##### GIVEN ENTRIES #####

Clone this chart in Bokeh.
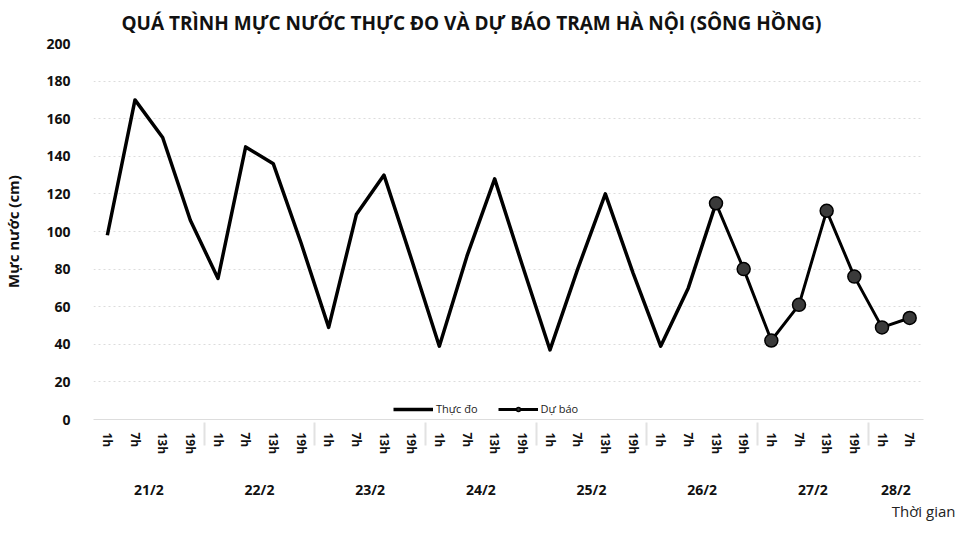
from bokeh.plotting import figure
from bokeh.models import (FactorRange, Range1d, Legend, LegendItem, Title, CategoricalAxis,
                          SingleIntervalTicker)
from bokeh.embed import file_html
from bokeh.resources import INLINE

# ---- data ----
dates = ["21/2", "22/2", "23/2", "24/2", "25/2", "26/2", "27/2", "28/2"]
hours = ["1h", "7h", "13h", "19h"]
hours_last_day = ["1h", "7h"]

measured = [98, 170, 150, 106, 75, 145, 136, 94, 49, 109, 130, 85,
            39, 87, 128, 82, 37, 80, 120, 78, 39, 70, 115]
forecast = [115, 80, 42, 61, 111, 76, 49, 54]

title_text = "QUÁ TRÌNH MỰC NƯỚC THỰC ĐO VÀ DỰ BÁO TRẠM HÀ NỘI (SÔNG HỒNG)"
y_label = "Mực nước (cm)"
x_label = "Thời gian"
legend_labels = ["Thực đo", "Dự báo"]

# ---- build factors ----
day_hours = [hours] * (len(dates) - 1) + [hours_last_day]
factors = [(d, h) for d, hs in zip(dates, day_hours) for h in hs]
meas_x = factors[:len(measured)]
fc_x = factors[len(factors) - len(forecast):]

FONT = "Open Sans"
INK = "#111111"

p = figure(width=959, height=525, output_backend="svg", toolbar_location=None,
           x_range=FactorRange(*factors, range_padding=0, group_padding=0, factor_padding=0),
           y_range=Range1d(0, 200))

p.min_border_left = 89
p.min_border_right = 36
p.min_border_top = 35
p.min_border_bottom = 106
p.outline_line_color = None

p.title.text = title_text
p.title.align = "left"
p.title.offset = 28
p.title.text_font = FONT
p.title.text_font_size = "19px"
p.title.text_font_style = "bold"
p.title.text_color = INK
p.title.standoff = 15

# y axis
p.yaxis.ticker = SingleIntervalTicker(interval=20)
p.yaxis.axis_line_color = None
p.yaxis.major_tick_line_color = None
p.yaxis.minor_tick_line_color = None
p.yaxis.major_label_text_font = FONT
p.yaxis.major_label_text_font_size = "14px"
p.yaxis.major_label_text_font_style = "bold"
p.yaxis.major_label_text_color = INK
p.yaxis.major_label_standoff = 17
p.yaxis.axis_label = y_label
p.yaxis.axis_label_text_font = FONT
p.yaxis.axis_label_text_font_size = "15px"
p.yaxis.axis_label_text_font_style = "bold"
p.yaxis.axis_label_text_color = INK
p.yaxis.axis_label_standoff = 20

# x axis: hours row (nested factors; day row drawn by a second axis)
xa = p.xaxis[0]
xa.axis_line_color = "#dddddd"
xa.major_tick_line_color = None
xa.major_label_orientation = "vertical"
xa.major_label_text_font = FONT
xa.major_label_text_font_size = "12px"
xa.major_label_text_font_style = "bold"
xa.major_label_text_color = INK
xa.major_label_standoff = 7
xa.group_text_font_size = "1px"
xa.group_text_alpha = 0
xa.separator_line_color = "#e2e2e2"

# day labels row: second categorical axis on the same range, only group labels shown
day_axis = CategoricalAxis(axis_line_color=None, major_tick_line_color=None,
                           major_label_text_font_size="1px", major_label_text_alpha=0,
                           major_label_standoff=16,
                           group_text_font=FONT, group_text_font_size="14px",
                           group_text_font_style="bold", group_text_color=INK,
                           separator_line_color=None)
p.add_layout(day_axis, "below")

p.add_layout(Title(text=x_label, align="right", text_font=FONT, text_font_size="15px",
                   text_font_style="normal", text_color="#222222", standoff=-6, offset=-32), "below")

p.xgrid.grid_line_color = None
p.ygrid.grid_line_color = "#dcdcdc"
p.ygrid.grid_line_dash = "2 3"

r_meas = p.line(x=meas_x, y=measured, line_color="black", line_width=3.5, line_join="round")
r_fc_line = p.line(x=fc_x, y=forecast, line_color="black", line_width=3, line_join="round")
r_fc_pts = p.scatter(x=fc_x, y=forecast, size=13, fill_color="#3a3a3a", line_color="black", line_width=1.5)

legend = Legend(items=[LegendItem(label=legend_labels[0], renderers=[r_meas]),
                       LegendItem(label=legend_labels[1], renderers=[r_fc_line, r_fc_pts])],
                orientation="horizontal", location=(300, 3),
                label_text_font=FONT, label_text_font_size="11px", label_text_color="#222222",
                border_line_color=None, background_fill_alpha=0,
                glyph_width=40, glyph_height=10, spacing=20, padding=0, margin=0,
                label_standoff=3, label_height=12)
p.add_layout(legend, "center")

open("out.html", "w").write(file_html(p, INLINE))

#####
##### GIVEN ENTRIES #####

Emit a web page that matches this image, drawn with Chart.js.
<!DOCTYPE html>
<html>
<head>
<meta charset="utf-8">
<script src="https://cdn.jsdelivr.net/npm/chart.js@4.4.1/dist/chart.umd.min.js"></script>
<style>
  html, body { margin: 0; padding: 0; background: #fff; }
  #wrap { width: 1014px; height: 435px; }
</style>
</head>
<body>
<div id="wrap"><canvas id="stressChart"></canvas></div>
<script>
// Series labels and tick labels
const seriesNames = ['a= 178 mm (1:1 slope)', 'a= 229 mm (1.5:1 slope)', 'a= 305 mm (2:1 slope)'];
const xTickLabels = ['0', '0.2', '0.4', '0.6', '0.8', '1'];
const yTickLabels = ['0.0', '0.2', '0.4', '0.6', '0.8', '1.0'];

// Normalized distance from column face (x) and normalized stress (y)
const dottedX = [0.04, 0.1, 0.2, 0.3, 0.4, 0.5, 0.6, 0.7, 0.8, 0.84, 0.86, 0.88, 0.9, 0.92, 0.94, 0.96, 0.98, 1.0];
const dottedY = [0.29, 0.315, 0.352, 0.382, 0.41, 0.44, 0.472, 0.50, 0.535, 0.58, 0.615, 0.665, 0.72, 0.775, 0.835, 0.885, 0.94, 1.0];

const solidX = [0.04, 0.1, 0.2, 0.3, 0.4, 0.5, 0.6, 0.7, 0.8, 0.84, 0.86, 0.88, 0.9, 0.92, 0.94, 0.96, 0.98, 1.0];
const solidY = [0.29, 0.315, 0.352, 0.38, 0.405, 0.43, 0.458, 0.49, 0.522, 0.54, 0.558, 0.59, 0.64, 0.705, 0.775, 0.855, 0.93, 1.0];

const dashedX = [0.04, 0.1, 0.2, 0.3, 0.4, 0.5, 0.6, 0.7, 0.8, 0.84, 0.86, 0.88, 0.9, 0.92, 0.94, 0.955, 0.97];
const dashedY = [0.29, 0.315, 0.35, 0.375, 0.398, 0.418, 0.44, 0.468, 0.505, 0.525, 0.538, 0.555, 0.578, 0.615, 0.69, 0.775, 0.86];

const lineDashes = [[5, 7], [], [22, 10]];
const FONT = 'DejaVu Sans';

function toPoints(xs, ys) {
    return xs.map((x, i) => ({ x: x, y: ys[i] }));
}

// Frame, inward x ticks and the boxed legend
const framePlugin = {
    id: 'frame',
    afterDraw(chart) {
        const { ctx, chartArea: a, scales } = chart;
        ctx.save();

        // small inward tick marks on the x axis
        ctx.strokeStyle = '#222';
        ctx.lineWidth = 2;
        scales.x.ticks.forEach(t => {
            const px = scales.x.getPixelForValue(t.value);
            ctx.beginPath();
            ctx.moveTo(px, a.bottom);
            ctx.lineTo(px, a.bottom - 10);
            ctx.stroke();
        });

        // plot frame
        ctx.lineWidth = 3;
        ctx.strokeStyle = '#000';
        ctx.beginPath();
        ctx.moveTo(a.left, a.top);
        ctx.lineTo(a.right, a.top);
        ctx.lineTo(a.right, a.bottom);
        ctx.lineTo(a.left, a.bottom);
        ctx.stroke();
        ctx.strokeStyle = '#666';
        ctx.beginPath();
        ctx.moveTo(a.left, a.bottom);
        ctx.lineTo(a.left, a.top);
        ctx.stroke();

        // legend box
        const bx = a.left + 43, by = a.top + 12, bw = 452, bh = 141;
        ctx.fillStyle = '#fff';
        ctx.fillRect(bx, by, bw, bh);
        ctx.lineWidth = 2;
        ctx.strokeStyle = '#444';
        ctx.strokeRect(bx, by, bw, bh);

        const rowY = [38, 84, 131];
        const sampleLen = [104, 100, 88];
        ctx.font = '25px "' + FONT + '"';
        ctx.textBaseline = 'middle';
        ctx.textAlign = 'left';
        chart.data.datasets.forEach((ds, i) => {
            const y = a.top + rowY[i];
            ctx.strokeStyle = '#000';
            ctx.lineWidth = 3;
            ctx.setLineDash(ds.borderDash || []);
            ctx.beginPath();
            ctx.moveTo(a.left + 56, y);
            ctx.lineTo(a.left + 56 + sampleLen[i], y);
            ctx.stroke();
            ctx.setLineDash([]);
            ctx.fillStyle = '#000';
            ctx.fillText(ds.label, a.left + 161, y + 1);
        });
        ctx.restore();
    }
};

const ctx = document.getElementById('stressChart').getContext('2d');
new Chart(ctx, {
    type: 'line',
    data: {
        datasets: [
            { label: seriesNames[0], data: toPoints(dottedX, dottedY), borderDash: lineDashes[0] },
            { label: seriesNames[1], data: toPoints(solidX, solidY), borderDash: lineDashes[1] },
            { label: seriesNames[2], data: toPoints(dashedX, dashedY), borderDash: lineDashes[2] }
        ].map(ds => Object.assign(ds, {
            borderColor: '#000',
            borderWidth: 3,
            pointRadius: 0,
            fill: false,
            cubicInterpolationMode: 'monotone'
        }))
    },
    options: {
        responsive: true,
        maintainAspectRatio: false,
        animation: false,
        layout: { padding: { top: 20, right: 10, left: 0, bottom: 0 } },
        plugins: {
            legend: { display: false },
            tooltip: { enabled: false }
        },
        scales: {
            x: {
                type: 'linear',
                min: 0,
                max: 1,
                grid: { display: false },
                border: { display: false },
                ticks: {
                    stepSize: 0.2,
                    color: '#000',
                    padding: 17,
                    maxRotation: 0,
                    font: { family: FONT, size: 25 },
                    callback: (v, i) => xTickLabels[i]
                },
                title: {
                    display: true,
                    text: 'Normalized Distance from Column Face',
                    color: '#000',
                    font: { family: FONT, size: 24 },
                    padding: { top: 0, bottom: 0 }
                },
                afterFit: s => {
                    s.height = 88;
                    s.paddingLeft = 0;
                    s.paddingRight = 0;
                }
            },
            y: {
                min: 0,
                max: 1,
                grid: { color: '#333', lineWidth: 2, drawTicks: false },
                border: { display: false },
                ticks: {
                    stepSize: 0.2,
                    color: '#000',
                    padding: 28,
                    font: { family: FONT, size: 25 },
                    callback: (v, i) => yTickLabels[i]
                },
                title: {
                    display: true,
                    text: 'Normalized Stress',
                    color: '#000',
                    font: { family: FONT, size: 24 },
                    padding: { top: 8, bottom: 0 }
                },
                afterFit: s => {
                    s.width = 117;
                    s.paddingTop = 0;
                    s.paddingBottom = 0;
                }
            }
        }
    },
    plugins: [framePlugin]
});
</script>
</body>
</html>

#####
##### GIVEN ENTRIES #####

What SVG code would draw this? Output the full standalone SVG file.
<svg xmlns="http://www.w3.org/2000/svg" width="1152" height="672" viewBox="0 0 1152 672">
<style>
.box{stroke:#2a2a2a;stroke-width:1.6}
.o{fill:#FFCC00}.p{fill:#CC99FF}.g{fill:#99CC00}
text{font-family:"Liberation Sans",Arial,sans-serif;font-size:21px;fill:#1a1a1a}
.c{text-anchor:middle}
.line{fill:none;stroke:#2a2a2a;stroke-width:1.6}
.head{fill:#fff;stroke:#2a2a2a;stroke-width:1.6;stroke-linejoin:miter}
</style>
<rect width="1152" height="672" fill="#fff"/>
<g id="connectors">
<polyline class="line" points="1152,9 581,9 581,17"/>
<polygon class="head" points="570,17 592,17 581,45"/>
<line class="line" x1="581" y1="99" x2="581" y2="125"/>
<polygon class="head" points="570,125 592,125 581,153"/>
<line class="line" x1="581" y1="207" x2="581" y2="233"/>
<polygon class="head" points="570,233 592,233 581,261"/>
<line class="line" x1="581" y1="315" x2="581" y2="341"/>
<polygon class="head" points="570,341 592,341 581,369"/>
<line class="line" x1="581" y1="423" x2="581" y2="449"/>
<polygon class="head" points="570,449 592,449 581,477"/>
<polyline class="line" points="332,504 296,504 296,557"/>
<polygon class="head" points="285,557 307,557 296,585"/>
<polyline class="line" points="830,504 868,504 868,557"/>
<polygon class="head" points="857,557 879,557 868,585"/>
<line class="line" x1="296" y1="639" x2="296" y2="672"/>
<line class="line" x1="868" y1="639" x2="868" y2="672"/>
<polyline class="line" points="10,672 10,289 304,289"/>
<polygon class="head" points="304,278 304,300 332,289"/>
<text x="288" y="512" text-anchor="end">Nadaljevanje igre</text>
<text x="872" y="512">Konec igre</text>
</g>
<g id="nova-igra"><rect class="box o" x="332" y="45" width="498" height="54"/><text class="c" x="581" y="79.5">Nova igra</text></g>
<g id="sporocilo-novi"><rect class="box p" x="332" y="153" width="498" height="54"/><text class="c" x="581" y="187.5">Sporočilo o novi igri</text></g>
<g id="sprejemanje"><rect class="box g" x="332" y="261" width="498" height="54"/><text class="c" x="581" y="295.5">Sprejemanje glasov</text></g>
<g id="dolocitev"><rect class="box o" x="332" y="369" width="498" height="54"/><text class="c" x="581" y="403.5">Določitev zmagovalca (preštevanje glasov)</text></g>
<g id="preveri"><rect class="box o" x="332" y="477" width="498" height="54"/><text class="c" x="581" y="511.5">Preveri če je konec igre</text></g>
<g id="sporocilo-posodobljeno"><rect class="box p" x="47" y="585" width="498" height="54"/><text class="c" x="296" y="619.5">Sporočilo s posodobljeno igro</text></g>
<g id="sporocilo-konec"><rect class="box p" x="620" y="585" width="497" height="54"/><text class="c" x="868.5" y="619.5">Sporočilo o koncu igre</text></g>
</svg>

#####

EXERCISE DIRECTIONS = Taking the material above, extract exactly and only the lines from the line with "Emit a web page" to the line with "const yTickLabels = ['0.0', '0.2', '0.4', '0.6', '0.8', '1.0'];", inclusive of both.

OUTPUT =
Emit a web page that matches this image, drawn with Chart.js.
<!DOCTYPE html>
<html>
<head>
<meta charset="utf-8">
<script src="https://cdn.jsdelivr.net/npm/chart.js@4.4.1/dist/chart.umd.min.js"></script>
<style>
  html, body { margin: 0; padding: 0; background: #fff; }
  #wrap { width: 1014px; height: 435px; }
</style>
</head>
<body>
<div id="wrap"><canvas id="stressChart"></canvas></div>
<script>
// Series labels and tick labels
const seriesNames = ['a= 178 mm (1:1 slope)', 'a= 229 mm (1.5:1 slope)', 'a= 305 mm (2:1 slope)'];
const xTickLabels = ['0', '0.2', '0.4', '0.6', '0.8', '1'];
const yTickLabels = ['0.0', '0.2', '0.4', '0.6', '0.8', '1.0'];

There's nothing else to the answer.